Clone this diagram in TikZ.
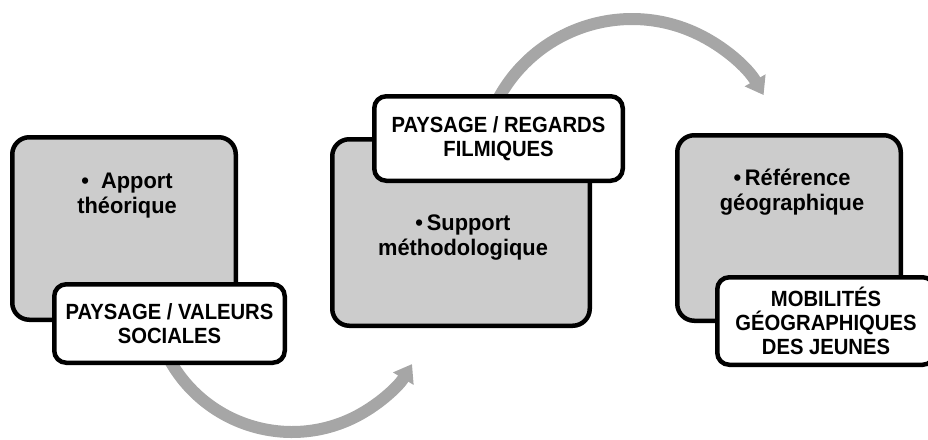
\documentclass[tikz,border=0pt]{standalone}
\usepackage{fontspec}
\setmainfont{Liberation Sans}
\newfontfamily\labelfont[FakeStretch=0.92]{Liberation Sans}
\newfontfamily\blockfont[FakeStretch=0.97]{Liberation Sans}
\usetikzlibrary{positioning,arrows.meta}

\definecolor{boxgray}{RGB}{204,204,204}
\definecolor{arcgray}{RGB}{166,166,166}

\tikzset{
  graybox/.style={draw=black, line width=4.5pt, rounded corners=17pt, fill=boxgray, inner sep=0pt},
  whitebox/.style={draw=black, line width=4.5pt, rounded corners=12pt, fill=white, inner sep=0pt,
    align=center, font=\labelfont\fontsize{22}{24}\selectfont\bfseries},
  graytext/.style={inner sep=0pt, align=center, font=\blockfont\fontsize{22.5}{24.5}\selectfont\bfseries},
  bigarrow/.style={draw=arcgray, line width=12pt, -{Triangle[length=17pt, width=23pt]}}
}

\begin{document}
\begin{tikzpicture}[x=1pt, y=-1pt]
\useasboundingbox (0,0) rectangle (928,439);
\clip (0,0) rectangle (928,439);

% curved arrows, drawn first so the label boxes hide their tails
\coordinate (lowstart) at (168.4,357.7);
\coordinate (highstart) at (494.2,106.8);
\draw[bigarrow] (lowstart) arc[start angle=152, end angle=31, radius=140];
\draw[bigarrow] (highstart) arc[start angle=-155, end angle=-30, radius=152];

% grey blocks
\node[graybox, minimum width=223.5pt, minimum height=182.5pt] (apport) at (124,228.5) {};
\node[graybox, minimum width=257.5pt, minimum height=186.5pt] (support) at (461,232.5) {};
\node[graybox, minimum width=223.5pt, minimum height=185.5pt] (reference) at (789,228) {};

\node[graytext, anchor=north, below=38pt of apport.north, xshift=3pt] (apporttxt)
  {\textbullet\ \ Apport\\th\'eorique};
\node[graytext, anchor=north, below=78pt of support.north, xshift=2pt] (supporttxt)
  {\textbullet\,Support\\m\'ethodologique};
\node[graytext, anchor=north, below=36pt of reference.north, xshift=3pt] (referencetxt)
  {\textbullet\,R\'ef\'erence\\g\'eographique};

% white label boxes
\node[whitebox, minimum width=230.5pt, minimum height=78.5pt] (valeurs) at (169.5,323.5)
  {PAYSAGE / VALEURS\\SOCIALES};
\node[whitebox, minimum width=248.5pt, minimum height=84.5pt] (regards) at (498.5,138.5)
  {PAYSAGE / REGARDS\\FILMIQUES};
\node[whitebox, minimum width=217.5pt, minimum height=87.5pt] (mobilites) at (826,321)
  {MOBILIT\'ES\\G\'EOGRAPHIQUES\\DES JEUNES};

\end{tikzpicture}
\end{document}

================

▸ The exercise
Repeat the material above word for word, please, apart from its images.

▸ Answer in full
Clone this diagram in TikZ.
\documentclass[tikz,border=0pt]{standalone}
\usepackage{fontspec}
\setmainfont{Liberation Sans}
\newfontfamily\labelfont[FakeStretch=0.92]{Liberation Sans}
\newfontfamily\blockfont[FakeStretch=0.97]{Liberation Sans}
\usetikzlibrary{positioning,arrows.meta}

\definecolor{boxgray}{RGB}{204,204,204}
\definecolor{arcgray}{RGB}{166,166,166}

\tikzset{
  graybox/.style={draw=black, line width=4.5pt, rounded corners=17pt, fill=boxgray, inner sep=0pt},
  whitebox/.style={draw=black, line width=4.5pt, rounded corners=12pt, fill=white, inner sep=0pt,
    align=center, font=\labelfont\fontsize{22}{24}\selectfont\bfseries},
  graytext/.style={inner sep=0pt, align=center, font=\blockfont\fontsize{22.5}{24.5}\selectfont\bfseries},
  bigarrow/.style={draw=arcgray, line width=12pt, -{Triangle[length=17pt, width=23pt]}}
}

\begin{document}
\begin{tikzpicture}[x=1pt, y=-1pt]
\useasboundingbox (0,0) rectangle (928,439);
\clip (0,0) rectangle (928,439);

% curved arrows, drawn first so the label boxes hide their tails
\coordinate (lowstart) at (168.4,357.7);
\coordinate (highstart) at (494.2,106.8);
\draw[bigarrow] (lowstart) arc[start angle=152, end angle=31, radius=140];
\draw[bigarrow] (highstart) arc[start angle=-155, end angle=-30, radius=152];

% grey blocks
\node[graybox, minimum width=223.5pt, minimum height=182.5pt] (apport) at (124,228.5) {};
\node[graybox, minimum width=257.5pt, minimum height=186.5pt] (support) at (461,232.5) {};
\node[graybox, minimum width=223.5pt, minimum height=185.5pt] (reference) at (789,228) {};

\node[graytext, anchor=north, below=38pt of apport.north, xshift=3pt] (apporttxt)
  {\textbullet\ \ Apport\\th\'eorique};
\node[graytext, anchor=north, below=78pt of support.north, xshift=2pt] (supporttxt)
  {\textbullet\,Support\\m\'ethodologique};
\node[graytext, anchor=north, below=36pt of reference.north, xshift=3pt] (referencetxt)
  {\textbullet\,R\'ef\'erence\\g\'eographique};

% white label boxes
\node[whitebox, minimum width=230.5pt, minimum height=78.5pt] (valeurs) at (169.5,323.5)
  {PAYSAGE / VALEURS\\SOCIALES};
\node[whitebox, minimum width=248.5pt, minimum height=84.5pt] (regards) at (498.5,138.5)
  {PAYSAGE / REGARDS\\FILMIQUES};
\node[whitebox, minimum width=217.5pt, minimum height=87.5pt] (mobilites) at (826,321)
  {MOBILIT\'ES\\G\'EOGRAPHIQUES\\DES JEUNES};

\end{tikzpicture}
\end{document}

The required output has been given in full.